Occasionally, there are blends of maker and material that are so perfect, so ideal, that all you can think is “Well, this will never happen.”
This is one of them.
According to Deadline, Michel Gondry is attached to direct an adaptation of Philip K. Dick’s Ubik. Gondry is writing the script himself, and Steve Zaillian and Steve Golin are producing through their Anonymous Content shingle. It’s not yet set up at a studio, but Golin is financing it until it is, and Deadline suspects it will end up at DreamWorks.

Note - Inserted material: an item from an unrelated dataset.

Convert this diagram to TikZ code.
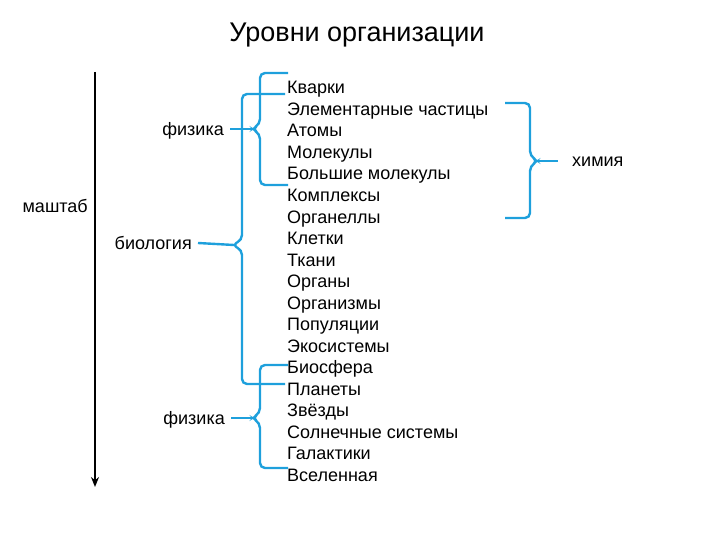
\documentclass[tikz,border=0pt]{standalone}
\usepackage{fontspec}
\setmainfont{Liberation Sans}
\usetikzlibrary{arrows.meta}
\begin{document}
\begin{tikzpicture}[x=1pt,y=-1pt,
  br/.style={draw={rgb,255:red,30;green,160;blue,220},line width=2.4pt,rounded corners=5pt},
  lab/.style={font=\fontsize{18}{18}\selectfont,inner sep=0pt,anchor=base east},
  item/.style={font=\fontsize{18}{18}\selectfont,inner sep=0pt,anchor=base west}]
\useasboundingbox (0,0) rectangle (720,540);
\node[font=\fontsize{27}{27}\selectfont] (title) at (357,35) {Уровни организации};
\coordinate (atop) at (95,72);
\coordinate (abot) at (95,487);
\draw[line width=2.5pt,-{Stealth[length=10pt,width=8pt]}] (atop) -- (abot);
\node[lab] (scale) at (88,213) {маштаб};
\node[lab] (ph1) at (224,136) {физика};
\node[lab] (bio) at (192,249) {биология};
\node[lab] (ph2) at (225,424) {физика};
\node[lab,anchor=base west] (chem) at (572,167) {химия};
\foreach \t [count=\i] in {Кварки,Элементарные частицы,Атомы,Молекулы,Большие молекулы,Комплексы,Органеллы,Клетки,Ткани,Органы,Организмы,Популяции,Экосистемы,Биосфера,Планеты,Звёзды,Солнечные системы,Галактики,Вселенная}
  \node[item] (i\i) at (287,{94+(\i-1)*21.5}) {\t};
% physics top bracket
\draw[br] (288,73) -- (260,73) -- (260,124) -- (252,129) -- (260,134) -- (260,185) -- (288,185);
\draw[br,rounded corners=0pt] (230,129) -- (254,129);
% biology bracket
\draw[br] (285,94) -- (242,94) -- (242,240) -- (232,245) -- (242,250) -- (242,384) -- (285,384);
\draw[br,rounded corners=0pt] (198,243) -- (234,245);
% physics bottom bracket
\draw[br] (288,365) -- (260,365) -- (260,413) -- (252,418) -- (260,423) -- (260,468) -- (288,468);
\draw[br,rounded corners=0pt] (231,418) -- (254,418);
% chemistry bracket
\draw[br] (505,103) -- (530,103) -- (530,156) -- (538,161) -- (530,166) -- (530,218) -- (505,218);
\draw[br,rounded corners=0pt] (536,161) -- (558,161);
\end{tikzpicture}
\end{document}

I’m not sure how to summarize Ubik. It’s essentially about a team trying to protect a lunar base from psychic attacks. Reality begins to crumble and shift around them. The characters die and resurrect again and again as time shifts. If they separate, they die and decompose, but there are hints they are already dead and in suspended animation. As things become weirder and more unstable, they decide they need to find a mysterious substance called Ubik, which may be their only hope for survival.

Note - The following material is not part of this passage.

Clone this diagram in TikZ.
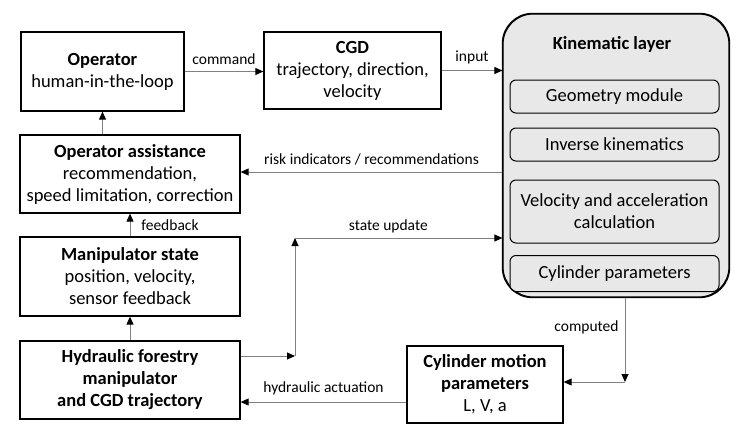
\documentclass[tikz,border=0pt]{standalone}
\usepackage{fontspec}
\setmainfont{Carlito}
\usepackage{xcolor}
\usetikzlibrary{arrows.meta}
\definecolor{layergray}{HTML}{E8E8E8}
\definecolor{linegray}{HTML}{808080}

\begin{document}
\begin{tikzpicture}[
    x=1pt,y=-1pt,
    block/.style={draw,line width=1.3pt,fill=white,align=center,inner sep=2pt,
      font=\fontsize{18.5}{22}\selectfont},
    layer/.style={draw,line width=1.2pt,fill=layergray,rounded corners=30pt},
    module/.style={draw,line width=1pt,fill=layergray,rounded corners=6pt,align=center,
      minimum width=209pt,font=\fontsize{18.5}{22}\selectfont},
    lbl/.style={font=\fontsize{15.5}{18}\selectfont,inner sep=1pt},
    arr/.style={draw=linegray,line width=0.9pt,-{Triangle[length=8pt,width=7pt,color=black]}}
  ]
    \useasboundingbox (0,0) rectangle (739,437);

    \node[block,minimum width=163pt,minimum height=79pt] (operator) at (102.5,71.5)
      {\textbf{Operator}\\human-in-the-loop};
    \node[block,minimum width=177pt,minimum height=77pt] (cgd) at (352.5,70.5)
      {\textbf{CGD}\\trajectory, direction,\\velocity};
    \node[block,minimum width=220pt,minimum height=78pt] (assist) at (130,174)
      {\textbf{Operator assistance}\\recommendation,\\speed limitation, correction};
    \node[block,minimum width=220pt,minimum height=79pt] (mstate) at (130,276.5)
      {\textbf{Manipulator state}\\position, velocity,\\sensor feedback};
    \node[block,minimum width=220pt,minimum height=78pt] (hyd) at (130,380)
      {\textbf{Hydraulic forestry}\\\textbf{manipulator}\\\textbf{and CGD trajectory}};
    \node[block,minimum width=156pt,minimum height=77pt] (cmp) at (485,384.5)
      {\textbf{Cylinder motion}\\\textbf{parameters}\\L, V, a};

    % kinematic layer with its modules
    \node[layer,minimum width=226pt,minimum height=283pt] (kin) at (616,155.5) {};
    \node[font=\fontsize{18.5}{22}\selectfont\bfseries] (kintitle) at (612,44) {Kinematic layer};
    \node[module,minimum height=33pt] (geom) at (614.5,96.5) {Geometry module};
    \node[module,minimum height=33pt] (ik) at (614.5,144.5) {Inverse kinematics};
    \node[module,minimum height=63pt] (vel) at (614.5,211.5) {Velocity and acceleration\\calculation};
    \node[module,minimum height=36pt] (cyl) at (614.5,273.5) {Cylinder parameters};
    \draw[line width=1.2pt,rounded corners=30pt] (kin.south west) rectangle (kin.north east);

    \coordinate (su1) at (295,356);
    \coordinate (su2) at (295,238);
    \coordinate (cp) at (625,382);
    \coordinate (rk) at (0,172);
    \coordinate (ha) at (0,402);

    \draw[arr] (operator.east) -- (operator.east -| cgd.west)
      node[lbl,midway,above=5pt] (command) {command};
    \draw[arr] (cgd.east) -- (cgd.east -| kin.west)
      node[lbl,midway,above=5pt] (input) {input};
    \draw[arr] (assist.north -| operator) -- (operator.south);
    \draw[arr] (kin.west |- rk) -- (assist.east |- rk)
      node[lbl,midway,above=5pt] (risk) {risk indicators / recommendations};
    \draw[arr] (mstate.north) -- (assist.south)
      node[lbl,midway,right=10pt] (feedback) {feedback};
    \draw[arr] (hyd.east |- su1) -- (su1);
    \draw[arr] (su1) -- (su2);
    \draw[arr] (su2) -- (su2 -| kin.west)
      node[lbl,pos=0.45,above=4pt] (stateupd) {state update};
    \draw[arr] (hyd.north) -- (mstate.south);
    \draw[arr] (kin.south -| cp) -- (cp)
      node[lbl,pos=0.35,left=5pt] (computed) {computed};
    \draw[arr] (cp) -- (cp -| cmp.east);
    \draw[arr] (cmp.west |- ha) -- (hyd.east |- ha)
      node[lbl,midway,above=6pt] (hydact) {hydraulic actuation};
  \end{tikzpicture}
\end{document}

It’s an unsettling book. It may even be unfilmable. Yet if anyone can do it, it’s probably Gondry, who has tinkered with these concepts before. Ubik is full of the stuff that populates his films — shadowy companies, unstable memories, repetition, inner privacy, and the nature of reality.
Again, it’s so perfect that it seems unlikely to happen. What studio would really be willing to make Ubik? Sure, it’s one of those “Time Magazine Greatest Novels” but it ends on a massive and horrific question mark. Still, Darren Aronofsky keeps making that work. Maybe Gondry can too.